# The Starlings are back after 3 years!!!! woop woop



## Breadrun (Mar 1, 2007)

Today I got the biggest surprise of my life!

I'll begin at the start..............Where i live there are woods behind my house, 3 years ago a new £31million pound road was built thru it and only about 25% of the woods were left, at night I would see owls, bats and foxes and during the day the birds would be singing their songs from dusk till dawn (and in particular thousands of starlings would congregate on the biggest tree in the afternoon, the air was full with chatter), as soon as the new road was built the wildlife dissapeared, after a year I heard the odd fox hear and their but the birds were gone 

about 6 months ago I started to hear the owls again and thought that maybe some of the wildlife was coming back to the little bit of woods that were left, well today I got the shock of my life, I was watching telly when all of a sudden I heard a noise that sounded alien to me, I muted the TV and concentrated on the noise, I suddenly thought...........STARLINGS!!!

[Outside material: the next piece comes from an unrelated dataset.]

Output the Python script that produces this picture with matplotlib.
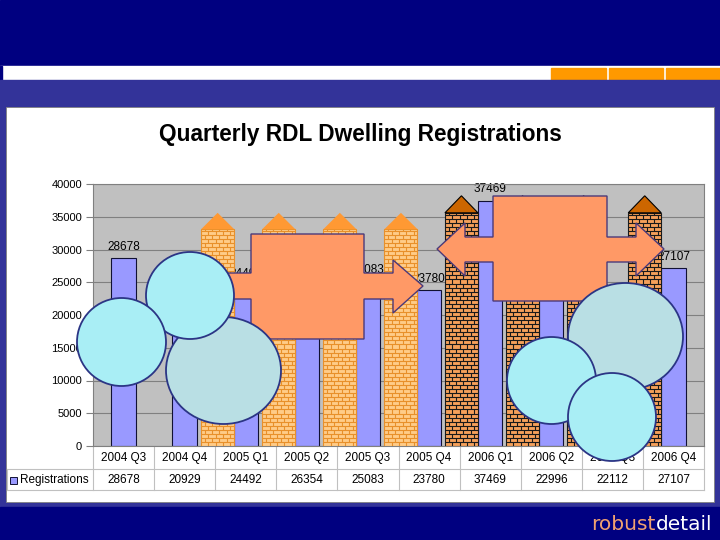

I went outside in my back garden and low and behold the starlings were back!!!! after 3 long years the starlings are back, it was only a few hundred but it made my day as it used to be a great thing to hear and I can only hope that more and more come back!

I know most of you will think "big woop - starlings" but I think its a good thing that they have came back! I will get pictures if they are back tommorow :2thumb:


----------



## 34531 (May 27, 2009)

I love starlings  I wake up to them every morning on my roof and telephone wire outside my window, it's lovely


----------



## laurencea (Aug 28, 2009)

starlings are wonderful! such charismatic little things.


----------



## fergie (Oct 27, 2007)

There's a couple of big old trees outside my house and every morning on the way to work you can hear hundreds of Starlings getting geared up for the day. A wonderful sound to greet you in the morning.


----------